Die Knospen der Pfingstrosen in meinem Garten, über ein Dutzend praller Versprechen, wippen und tropfen unter meiner Gießkannenhand. Eine Finkenschar feiert Sonnenblumenfest auf dem Fensterbrett. Ich esse ein Osterkaninchen und stapfe durch saftiges Grasland, vorbei an toten Kühen, vorbei an fickenden Kühen, vorbei am Kreislauf des Lebens.

Aufgepeppter Atheismus

Die Donaumöwen sind hungrig und fliegen bis auf die Felder hinaus. Hinter den pflügenden Bauern geiern sie den frisch aufgewühlten Boden durch.
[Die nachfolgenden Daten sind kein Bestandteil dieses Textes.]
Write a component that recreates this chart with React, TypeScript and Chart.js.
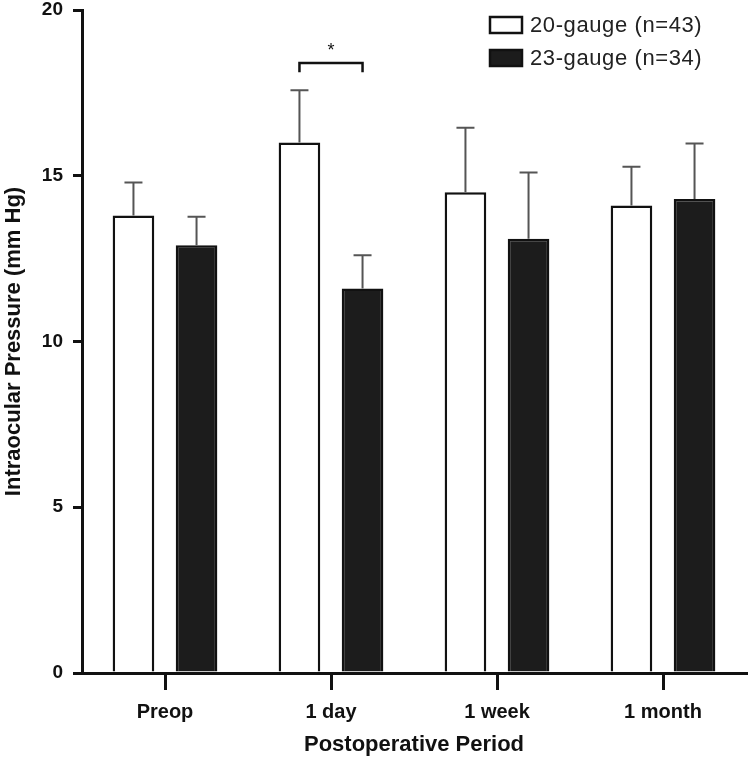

Ein Picken, ein Flattern, ein Acker voller Möwenschreie, akustische Meerillusion. Daneben die Gänseblümchen, dicht an dicht. Auf meinem eigenen Acker säe ich Borretsch und Sturm. Ich tanze mit den Goten und den Cyberpunks. Als ich eines Nachts die Haustür öffne, lacht mir ein Parkplatzschild entgegen und erinnert mich an Portishead. Groß und kobaltblau steht es jetzt in meinem Zimmer und spielt Ready-made. Ich bekenne mich zum Pantheismus und finde, dass der Begriff des aufgepeppten Atheismus ganz gut passt. Ich frühstücke im Garten, tippe mir meine Welt zusammen und bekomme plötzlich Lust auf ein Arsenal verschiedener Zeichenstifte. Oder auf Straßenmalkreide, Hüpfspiele, Himmel und Hölle. Meine Schritte folgen einer ganz eigenen Musik. Das Jubeln der Seele ist lautlos, aber gewaltig.